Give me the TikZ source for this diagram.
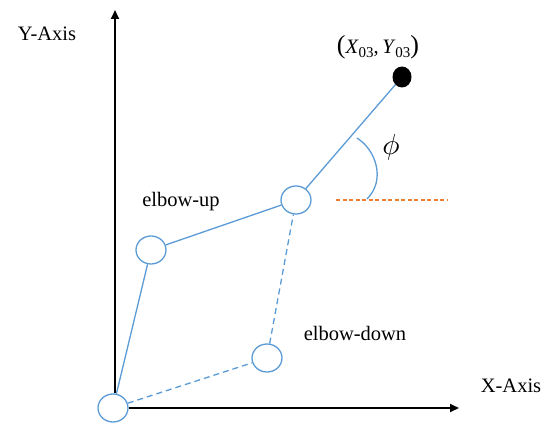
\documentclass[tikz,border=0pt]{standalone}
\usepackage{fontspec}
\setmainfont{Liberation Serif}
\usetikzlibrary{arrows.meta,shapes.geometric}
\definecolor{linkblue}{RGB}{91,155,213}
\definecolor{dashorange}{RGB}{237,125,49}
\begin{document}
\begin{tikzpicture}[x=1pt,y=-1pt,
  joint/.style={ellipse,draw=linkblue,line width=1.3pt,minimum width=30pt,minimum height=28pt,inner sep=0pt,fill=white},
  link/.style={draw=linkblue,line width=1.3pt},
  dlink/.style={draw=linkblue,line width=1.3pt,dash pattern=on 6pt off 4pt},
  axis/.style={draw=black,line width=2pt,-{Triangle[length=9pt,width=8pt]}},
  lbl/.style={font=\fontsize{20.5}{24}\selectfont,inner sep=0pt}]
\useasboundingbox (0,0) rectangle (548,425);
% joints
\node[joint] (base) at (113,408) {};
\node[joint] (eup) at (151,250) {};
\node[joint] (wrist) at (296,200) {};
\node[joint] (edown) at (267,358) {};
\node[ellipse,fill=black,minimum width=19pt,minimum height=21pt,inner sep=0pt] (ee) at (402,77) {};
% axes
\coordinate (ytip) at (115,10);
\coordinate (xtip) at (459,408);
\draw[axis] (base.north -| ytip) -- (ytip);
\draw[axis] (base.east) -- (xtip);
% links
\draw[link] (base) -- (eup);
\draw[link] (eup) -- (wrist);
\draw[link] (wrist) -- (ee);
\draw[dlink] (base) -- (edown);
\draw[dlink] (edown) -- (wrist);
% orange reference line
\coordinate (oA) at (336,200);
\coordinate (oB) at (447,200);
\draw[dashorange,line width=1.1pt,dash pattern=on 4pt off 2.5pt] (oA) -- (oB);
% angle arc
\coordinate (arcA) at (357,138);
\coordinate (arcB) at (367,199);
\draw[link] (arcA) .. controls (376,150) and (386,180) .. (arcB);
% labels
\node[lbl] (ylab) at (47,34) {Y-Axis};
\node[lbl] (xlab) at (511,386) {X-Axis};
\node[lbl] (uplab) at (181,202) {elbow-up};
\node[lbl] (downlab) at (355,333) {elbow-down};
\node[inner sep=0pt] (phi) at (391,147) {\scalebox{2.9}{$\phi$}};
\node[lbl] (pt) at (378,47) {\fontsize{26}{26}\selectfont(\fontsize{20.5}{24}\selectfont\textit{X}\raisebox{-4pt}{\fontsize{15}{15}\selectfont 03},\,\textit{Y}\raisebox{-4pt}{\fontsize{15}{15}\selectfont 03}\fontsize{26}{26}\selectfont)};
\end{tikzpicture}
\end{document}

************

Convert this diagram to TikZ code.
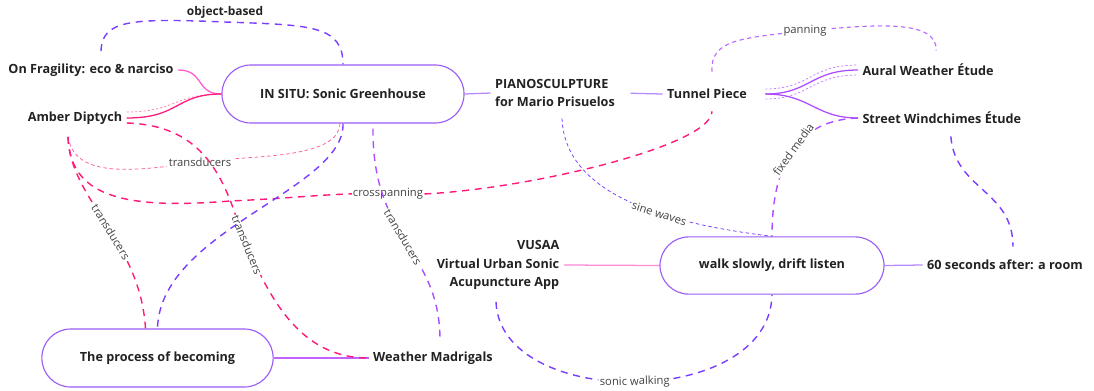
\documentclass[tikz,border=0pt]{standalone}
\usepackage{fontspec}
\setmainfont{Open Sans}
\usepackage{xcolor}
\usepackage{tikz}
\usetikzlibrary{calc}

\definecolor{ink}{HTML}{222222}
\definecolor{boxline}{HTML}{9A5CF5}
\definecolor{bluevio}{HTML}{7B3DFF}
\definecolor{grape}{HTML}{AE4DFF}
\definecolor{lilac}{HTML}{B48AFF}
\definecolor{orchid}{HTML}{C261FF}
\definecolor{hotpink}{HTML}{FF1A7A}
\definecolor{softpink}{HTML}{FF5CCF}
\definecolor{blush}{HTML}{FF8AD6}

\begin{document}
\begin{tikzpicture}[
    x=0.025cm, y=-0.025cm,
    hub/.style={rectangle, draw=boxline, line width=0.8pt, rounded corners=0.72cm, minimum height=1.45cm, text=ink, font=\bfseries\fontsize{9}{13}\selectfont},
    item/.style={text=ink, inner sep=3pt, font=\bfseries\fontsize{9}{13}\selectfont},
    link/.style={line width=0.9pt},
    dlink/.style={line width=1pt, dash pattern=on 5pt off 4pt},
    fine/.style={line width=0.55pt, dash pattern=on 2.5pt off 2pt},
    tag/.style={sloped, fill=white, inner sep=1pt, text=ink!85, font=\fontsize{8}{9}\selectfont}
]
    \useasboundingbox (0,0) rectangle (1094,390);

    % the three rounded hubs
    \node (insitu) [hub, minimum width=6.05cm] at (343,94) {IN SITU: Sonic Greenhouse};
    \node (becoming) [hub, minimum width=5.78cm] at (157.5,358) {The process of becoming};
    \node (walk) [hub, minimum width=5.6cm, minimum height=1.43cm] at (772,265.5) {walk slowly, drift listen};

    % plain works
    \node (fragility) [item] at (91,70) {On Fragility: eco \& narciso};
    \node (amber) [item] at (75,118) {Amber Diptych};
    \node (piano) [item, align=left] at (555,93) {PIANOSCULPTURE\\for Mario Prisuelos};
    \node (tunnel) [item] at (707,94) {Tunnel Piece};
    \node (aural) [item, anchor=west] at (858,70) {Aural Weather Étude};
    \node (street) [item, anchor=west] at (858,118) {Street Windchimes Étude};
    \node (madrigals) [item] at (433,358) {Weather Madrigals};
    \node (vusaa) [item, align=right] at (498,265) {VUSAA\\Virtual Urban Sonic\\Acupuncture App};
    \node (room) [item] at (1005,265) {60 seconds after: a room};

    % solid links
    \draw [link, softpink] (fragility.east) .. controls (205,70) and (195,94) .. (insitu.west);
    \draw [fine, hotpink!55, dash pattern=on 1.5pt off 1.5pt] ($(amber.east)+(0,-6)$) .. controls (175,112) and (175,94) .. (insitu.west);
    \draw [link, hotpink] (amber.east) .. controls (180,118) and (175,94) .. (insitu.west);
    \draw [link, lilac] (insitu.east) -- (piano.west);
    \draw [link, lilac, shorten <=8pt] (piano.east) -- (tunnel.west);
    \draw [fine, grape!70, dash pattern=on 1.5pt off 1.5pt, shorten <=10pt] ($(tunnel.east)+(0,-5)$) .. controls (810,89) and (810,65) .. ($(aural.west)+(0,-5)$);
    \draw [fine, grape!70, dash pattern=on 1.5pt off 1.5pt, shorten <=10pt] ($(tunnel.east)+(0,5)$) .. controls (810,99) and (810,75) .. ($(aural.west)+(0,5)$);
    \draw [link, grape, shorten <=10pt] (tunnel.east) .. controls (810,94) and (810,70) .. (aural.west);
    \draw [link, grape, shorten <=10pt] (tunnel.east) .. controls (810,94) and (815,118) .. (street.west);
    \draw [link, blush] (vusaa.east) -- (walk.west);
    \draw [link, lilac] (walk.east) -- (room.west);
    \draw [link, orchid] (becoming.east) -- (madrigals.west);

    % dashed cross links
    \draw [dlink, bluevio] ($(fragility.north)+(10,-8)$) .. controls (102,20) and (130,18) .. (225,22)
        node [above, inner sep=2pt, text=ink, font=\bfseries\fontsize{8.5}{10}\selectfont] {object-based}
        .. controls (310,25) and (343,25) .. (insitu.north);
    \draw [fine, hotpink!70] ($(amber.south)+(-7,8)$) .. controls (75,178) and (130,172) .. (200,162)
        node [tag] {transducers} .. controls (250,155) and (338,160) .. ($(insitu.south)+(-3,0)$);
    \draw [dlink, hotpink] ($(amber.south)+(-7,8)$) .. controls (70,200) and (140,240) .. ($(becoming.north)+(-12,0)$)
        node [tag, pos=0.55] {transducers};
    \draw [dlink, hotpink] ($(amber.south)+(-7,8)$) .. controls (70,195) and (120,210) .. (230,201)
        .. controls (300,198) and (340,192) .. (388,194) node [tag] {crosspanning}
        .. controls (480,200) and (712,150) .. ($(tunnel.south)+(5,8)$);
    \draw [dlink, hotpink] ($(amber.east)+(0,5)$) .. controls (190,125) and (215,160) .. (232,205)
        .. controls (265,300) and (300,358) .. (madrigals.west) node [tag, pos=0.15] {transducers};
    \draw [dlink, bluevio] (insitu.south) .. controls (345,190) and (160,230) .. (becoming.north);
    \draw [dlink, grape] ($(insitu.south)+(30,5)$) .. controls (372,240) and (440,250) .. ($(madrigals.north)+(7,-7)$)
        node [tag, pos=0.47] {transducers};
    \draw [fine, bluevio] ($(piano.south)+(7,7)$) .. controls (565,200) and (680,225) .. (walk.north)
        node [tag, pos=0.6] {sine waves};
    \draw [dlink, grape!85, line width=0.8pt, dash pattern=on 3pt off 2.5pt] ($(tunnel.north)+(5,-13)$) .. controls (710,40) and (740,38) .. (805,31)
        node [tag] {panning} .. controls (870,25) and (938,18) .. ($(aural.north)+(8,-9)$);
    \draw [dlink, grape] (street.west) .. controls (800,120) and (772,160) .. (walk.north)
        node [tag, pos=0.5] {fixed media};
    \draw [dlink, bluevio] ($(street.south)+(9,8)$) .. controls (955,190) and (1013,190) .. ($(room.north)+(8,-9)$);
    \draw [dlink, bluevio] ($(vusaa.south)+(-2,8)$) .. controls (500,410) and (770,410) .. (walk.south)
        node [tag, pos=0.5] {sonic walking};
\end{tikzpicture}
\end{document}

************

» Exercise directions: Only the lines from the one containing "Convert this diagram to TikZ code." down to the one containing "(walk) [hub, minimum" should be copied, exactly and with both ends kept. Drop the pictures.

» Task output:
Convert this diagram to TikZ code.
\documentclass[tikz,border=0pt]{standalone}
\usepackage{fontspec}
\setmainfont{Open Sans}
\usepackage{xcolor}
\usepackage{tikz}
\usetikzlibrary{calc}

\definecolor{ink}{HTML}{222222}
\definecolor{boxline}{HTML}{9A5CF5}
\definecolor{bluevio}{HTML}{7B3DFF}
\definecolor{grape}{HTML}{AE4DFF}
\definecolor{lilac}{HTML}{B48AFF}
\definecolor{orchid}{HTML}{C261FF}
\definecolor{hotpink}{HTML}{FF1A7A}
\definecolor{softpink}{HTML}{FF5CCF}
\definecolor{blush}{HTML}{FF8AD6}

\begin{document}
\begin{tikzpicture}[
    x=0.025cm, y=-0.025cm,
    hub/.style={rectangle, draw=boxline, line width=0.8pt, rounded corners=0.72cm, minimum height=1.45cm, text=ink, font=\bfseries\fontsize{9}{13}\selectfont},
    item/.style={text=ink, inner sep=3pt, font=\bfseries\fontsize{9}{13}\selectfont},
    link/.style={line width=0.9pt},
    dlink/.style={line width=1pt, dash pattern=on 5pt off 4pt},
    fine/.style={line width=0.55pt, dash pattern=on 2.5pt off 2pt},
    tag/.style={sloped, fill=white, inner sep=1pt, text=ink!85, font=\fontsize{8}{9}\selectfont}
]
    \useasboundingbox (0,0) rectangle (1094,390);

    % the three rounded hubs
    \node (insitu) [hub, minimum width=6.05cm] at (343,94) {IN SITU: Sonic Greenhouse};
    \node (becoming) [hub, minimum width=5.78cm] at (157.5,358) {The process of becoming};
    \node (walk) [hub, minimum width=5.6cm, minimum height=1.43cm] at (772,265.5) {walk slowly, drift listen};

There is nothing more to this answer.